Getting off track what I'd actually like to see is a standardized app/technology driven jitney/minivan system to help people make the last mile connections to and from subway endpoints.
>Public transportation service means the operation of a vehicle that provides general or special service to the public on a regular and continuing basis consistent with 49 U.S.C. Chapter 53.
>(A) means regular, continuing shared-ride surface transportation services that are open to the general public or open to a segment of the general public defined by age, disability, or low income; and
in a legal sense, Waymo doesn't seem to meet even these high level definitions. So it's likely classified as private transportation unless I'm missing something.
To expand on this, since it sounds kind of flippant:
In the US at the moment, public transit suffers from the fact that in most areas, for most people it's largely optional: you can drive, or you can use public transit. Quite a few people choose to drive, leading to a disproportionate fraction of the people on public transit being people who have no other option, and furthermore the fraction of outright deranged individuals (leaving all their clothes on the platform save for a baseball cap and a syringe tucked behind their ear, for an example I witnessed a few days ago) being over-represented in the public transit riding populace.
Overcoming this stigma is important for getting people to use public transit as their primary means of transportation, and working towards making truly car-optional cities.
These are all examples of European mass transit users. We even have places designated fir disabled, injured and elderly people on every bus, tram and metro.
The thing is, there are a few reasons why the able-bodied tend to prefer the experience of a ride-hailing app over public transit.
- it comes to where you are, and drops you off exactly where you're going
- you get a ride when you're ready to go, and not whenever the transit is running
- higher chances of getting rides at weird hours
- no risk of interacting with aggressive panhandlers, people high on drugs, the mentally ill, or people with bad personal hygiene
Public transit has significant advantages, as well: biggest among them, it avoids the tragedy of the commons, particularly road congestion and carbon emissions. It has salubrious effects on urban planning. Places with good public transit are nice places to live.
What I want to point out is that, every one of the advantages for the able-bodied are significantly exaggerated for wheelchair users.

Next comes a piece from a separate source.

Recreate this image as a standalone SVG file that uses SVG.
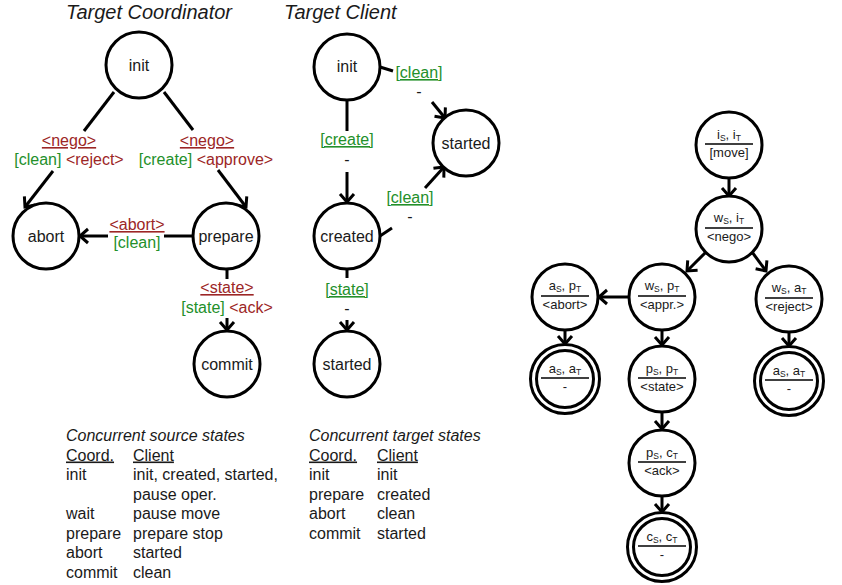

I don't think it's possible to offer a comparable experience, due to the very nature of the disability. So if it's more expensive to offer the less desirable option, well, we shouldn't do that.
More expensive public transit means picking from the following buckets: less transit, more expensive tickets, less pay for workers, starving other municipal programs, or kicking the problem down the road with municipal debt. None of those are great; they can be worth it for a better experience (replacing old worn-down cars for example), but not for a worse one.
"Vast majority" may have been too strong, but I stand behind "majority". The two programs on that Wiki page that actually have links are for disabled passengers only. Looking at the three systems that have covered areas I have lived, Broward County Transit and New Jersey Transit offer DRT only to those with disabilities, and Dallas Area Rapid Transit has very limited DRT service for non-disabled customers.
> The one here is open to anyone and even sometimes runs a loop for a local taproom.
If it is running a loop it isn't DRT, it's a jitney.
I believe in the US it's a requirement of the ADA for public transit agencies to offer such services. I would imagine here in Canada the legislation is handled provincially, with guidelines for service standards developed by CUTA.